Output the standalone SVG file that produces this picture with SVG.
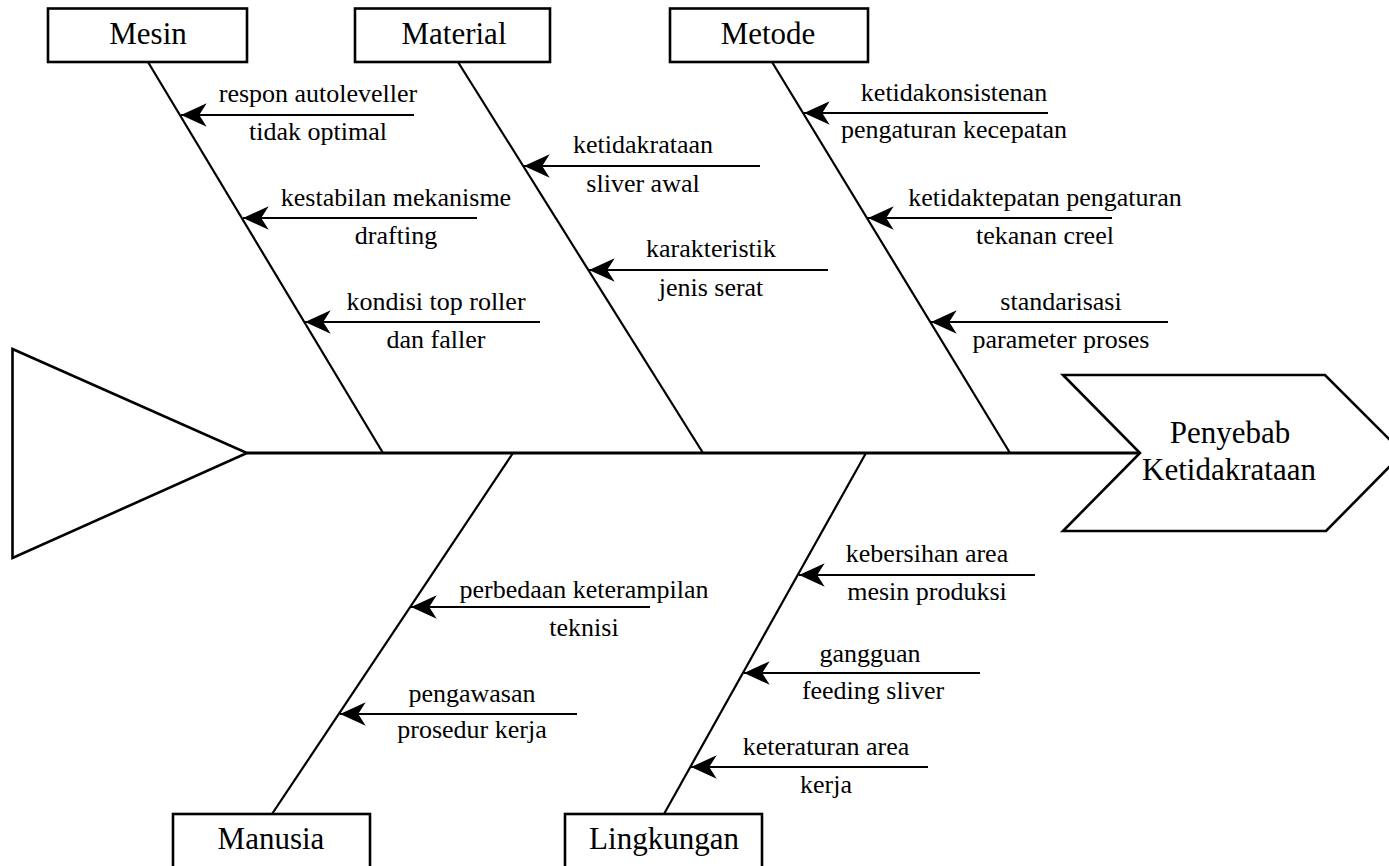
<svg xmlns="http://www.w3.org/2000/svg" width="1389" height="866" viewBox="0 0 1389 866">
<style>
.bg{fill:#fff}
.box{fill:#fff;stroke:#000;stroke-width:2.6}
.shape{fill:#fff;stroke:#000;stroke-width:2.6;stroke-linejoin:miter}
.bone{stroke:#000;stroke-width:2.2;fill:none}
.arr{stroke:#000;stroke-width:2.2;fill:none;marker-end:url(#ah)}
.lbl{font-family:"Liberation Serif","Times New Roman",serif;font-size:31px;fill:#000;text-anchor:middle}
.sm{font-family:"Liberation Serif","Times New Roman",serif;font-size:26px;fill:#000;text-anchor:middle}
</style>
<defs>
<marker id="ah" markerUnits="userSpaceOnUse" markerWidth="30" markerHeight="30" viewBox="-26 -13 28 26" refX="0" refY="0" orient="auto">
<path d="M0,0 L-24,-11 L-17,0 L-24,11 Z" fill="#000"/>
</marker>
</defs>
<rect class="bg" x="0" y="0" width="1389" height="866"/>

<g id="connectors">
<line class="bone" x1="247" y1="453" x2="1140" y2="453" style="stroke-width:2.8"/>
<line class="bone" x1="148" y1="62" x2="383" y2="453"/>
<line class="bone" x1="458" y1="62" x2="703" y2="453"/>
<line class="bone" x1="772" y1="62" x2="1010" y2="453"/>
<line class="bone" x1="513" y1="453" x2="272" y2="814"/>
<line class="bone" x1="866" y1="453" x2="664" y2="814"/>

<line class="arr" x1="414" y1="115" x2="181" y2="115"/>
<line class="arr" x1="477" y1="218" x2="243" y2="218"/>
<line class="arr" x1="540" y1="322" x2="305" y2="322"/>
<line class="arr" x1="760" y1="166" x2="524" y2="166"/>
<line class="arr" x1="828" y1="270" x2="589" y2="270"/>
<line class="arr" x1="1048" y1="113" x2="804" y2="113"/>
<line class="arr" x1="1112" y1="218" x2="868" y2="218"/>
<line class="arr" x1="1168" y1="322" x2="931" y2="322"/>
<line class="arr" x1="650" y1="607" x2="411" y2="607"/>
<line class="arr" x1="577" y1="714" x2="340" y2="714"/>
<line class="arr" x1="1035" y1="575" x2="799" y2="575"/>
<line class="arr" x1="980" y1="673" x2="744" y2="673"/>
<line class="arr" x1="928" y1="767" x2="691" y2="767"/>
</g>

<g id="head-triangle">
<polygon class="shape" points="12.5,349 247,453 12.5,558"/>
</g>

<g id="effect">
<polygon class="shape" points="1063,375 1325,375 1403,453 1326,531 1063,531 1140,453"/>
<text class="lbl" x="1230" y="443">Penyebab</text>
<text class="lbl" x="1229" y="480">Ketidakrataan</text>
</g>

<g id="mesin">
<rect class="box" x="48" y="8.5" width="199" height="53.5"/>
<text class="lbl" x="148" y="44">Mesin</text>
</g>
<g id="material">
<rect class="box" x="355" y="8.5" width="195" height="53.5"/>
<text class="lbl" x="454" y="44">Material</text>
</g>
<g id="metode">
<rect class="box" x="670" y="8.5" width="198" height="53.5"/>
<text class="lbl" x="768" y="44">Metode</text>
</g>
<g id="manusia">
<rect class="box" x="173" y="814" width="197" height="70"/>
<text class="lbl" x="271" y="849">Manusia</text>
</g>
<g id="lingkungan">
<rect class="box" x="565" y="814" width="197" height="70"/>
<text class="lbl" x="664" y="849">Lingkungan</text>
</g>

<g id="cause-labels">
<text class="sm" x="318" y="102">respon autoleveller</text>
<text class="sm" x="318" y="140">tidak optimal</text>
<text class="sm" x="396" y="206">kestabilan mekanisme</text>
<text class="sm" x="396" y="244">drafting</text>
<text class="sm" x="436" y="310">kondisi top roller</text>
<text class="sm" x="436" y="348">dan faller</text>

<text class="sm" x="643" y="153">ketidakrataan</text>
<text class="sm" x="643" y="192">sliver awal</text>
<text class="sm" x="711" y="257">karakteristik</text>
<text class="sm" x="711" y="296">jenis serat</text>

<text class="sm" x="954" y="101">ketidakonsistenan</text>
<text class="sm" x="954" y="138">pengaturan kecepatan</text>
<text class="sm" x="1045" y="206">ketidaktepatan pengaturan</text>
<text class="sm" x="1045" y="244">tekanan creel</text>
<text class="sm" x="1061" y="310">standarisasi</text>
<text class="sm" x="1061" y="348">parameter proses</text>

<text class="sm" x="584" y="598">perbedaan keterampilan</text>
<text class="sm" x="584" y="636">teknisi</text>
<text class="sm" x="472" y="702">pengawasan</text>
<text class="sm" x="472" y="738">prosedur kerja</text>

<text class="sm" x="927" y="562">kebersihan area</text>
<text class="sm" x="927" y="600">mesin produksi</text>
<text class="sm" x="870" y="662">gangguan</text>
<text class="sm" x="873" y="699">feeding sliver</text>
<text class="sm" x="826" y="755">keteraturan area</text>
<text class="sm" x="826" y="793">kerja</text>
</g>
</svg>
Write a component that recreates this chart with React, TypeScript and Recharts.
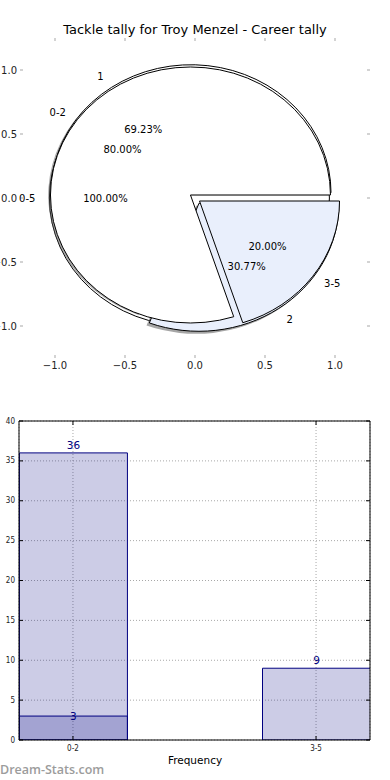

Set exercise:
Repeat the records word for word. Any picture in them should be left out.

The output:
Output the standalone SVG file that produces this picture with SVG.
<svg xmlns="http://www.w3.org/2000/svg" width="1389" height="866" viewBox="0 0 1389 866">
<style>
.bg{fill:#fff}
.box{fill:#fff;stroke:#000;stroke-width:2.6}
.shape{fill:#fff;stroke:#000;stroke-width:2.6;stroke-linejoin:miter}
.bone{stroke:#000;stroke-width:2.2;fill:none}
.arr{stroke:#000;stroke-width:2.2;fill:none;marker-end:url(#ah)}
.lbl{font-family:"Liberation Serif","Times New Roman",serif;font-size:31px;fill:#000;text-anchor:middle}
.sm{font-family:"Liberation Serif","Times New Roman",serif;font-size:26px;fill:#000;text-anchor:middle}
</style>
<defs>
<marker id="ah" markerUnits="userSpaceOnUse" markerWidth="30" markerHeight="30" viewBox="-26 -13 28 26" refX="0" refY="0" orient="auto">
<path d="M0,0 L-24,-11 L-17,0 L-24,11 Z" fill="#000"/>
</marker>
</defs>
<rect class="bg" x="0" y="0" width="1389" height="866"/>

<g id="connectors">
<line class="bone" x1="247" y1="453" x2="1140" y2="453" style="stroke-width:2.8"/>
<line class="bone" x1="148" y1="62" x2="383" y2="453"/>
<line class="bone" x1="458" y1="62" x2="703" y2="453"/>
<line class="bone" x1="772" y1="62" x2="1010" y2="453"/>
<line class="bone" x1="513" y1="453" x2="272" y2="814"/>
<line class="bone" x1="866" y1="453" x2="664" y2="814"/>

<line class="arr" x1="414" y1="115" x2="181" y2="115"/>
<line class="arr" x1="477" y1="218" x2="243" y2="218"/>
<line class="arr" x1="540" y1="322" x2="305" y2="322"/>
<line class="arr" x1="760" y1="166" x2="524" y2="166"/>
<line class="arr" x1="828" y1="270" x2="589" y2="270"/>
<line class="arr" x1="1048" y1="113" x2="804" y2="113"/>
<line class="arr" x1="1112" y1="218" x2="868" y2="218"/>
<line class="arr" x1="1168" y1="322" x2="931" y2="322"/>
<line class="arr" x1="650" y1="607" x2="411" y2="607"/>
<line class="arr" x1="577" y1="714" x2="340" y2="714"/>
<line class="arr" x1="1035" y1="575" x2="799" y2="575"/>
<line class="arr" x1="980" y1="673" x2="744" y2="673"/>
<line class="arr" x1="928" y1="767" x2="691" y2="767"/>
</g>

<g id="head-triangle">
<polygon class="shape" points="12.5,349 247,453 12.5,558"/>
</g>

<g id="effect">
<polygon class="shape" points="1063,375 1325,375 1403,453 1326,531 1063,531 1140,453"/>
<text class="lbl" x="1230" y="443">Penyebab</text>
<text class="lbl" x="1229" y="480">Ketidakrataan</text>
</g>

<g id="mesin">
<rect class="box" x="48" y="8.5" width="199" height="53.5"/>
<text class="lbl" x="148" y="44">Mesin</text>
</g>
<g id="material">
<rect class="box" x="355" y="8.5" width="195" height="53.5"/>
<text class="lbl" x="454" y="44">Material</text>
</g>
<g id="metode">
<rect class="box" x="670" y="8.5" width="198" height="53.5"/>
<text class="lbl" x="768" y="44">Metode</text>
</g>
<g id="manusia">
<rect class="box" x="173" y="814" width="197" height="70"/>
<text class="lbl" x="271" y="849">Manusia</text>
</g>
<g id="lingkungan">
<rect class="box" x="565" y="814" width="197" height="70"/>
<text class="lbl" x="664" y="849">Lingkungan</text>
</g>

<g id="cause-labels">
<text class="sm" x="318" y="102">respon autoleveller</text>
<text class="sm" x="318" y="140">tidak optimal</text>
<text class="sm" x="396" y="206">kestabilan mekanisme</text>
<text class="sm" x="396" y="244">drafting</text>
<text class="sm" x="436" y="310">kondisi top roller</text>
<text class="sm" x="436" y="348">dan faller</text>

<text class="sm" x="643" y="153">ketidakrataan</text>
<text class="sm" x="643" y="192">sliver awal</text>
<text class="sm" x="711" y="257">karakteristik</text>
<text class="sm" x="711" y="296">jenis serat</text>

<text class="sm" x="954" y="101">ketidakonsistenan</text>
<text class="sm" x="954" y="138">pengaturan kecepatan</text>
<text class="sm" x="1045" y="206">ketidaktepatan pengaturan</text>
<text class="sm" x="1045" y="244">tekanan creel</text>
<text class="sm" x="1061" y="310">standarisasi</text>
<text class="sm" x="1061" y="348">parameter proses</text>

<text class="sm" x="584" y="598">perbedaan keterampilan</text>
<text class="sm" x="584" y="636">teknisi</text>
<text class="sm" x="472" y="702">pengawasan</text>
<text class="sm" x="472" y="738">prosedur kerja</text>

<text class="sm" x="927" y="562">kebersihan area</text>
<text class="sm" x="927" y="600">mesin produksi</text>
<text class="sm" x="870" y="662">gangguan</text>
<text class="sm" x="873" y="699">feeding sliver</text>
<text class="sm" x="826" y="755">keteraturan area</text>
<text class="sm" x="826" y="793">kerja</text>
</g>
</svg>
Write a component that recreates this chart with React, TypeScript and Recharts.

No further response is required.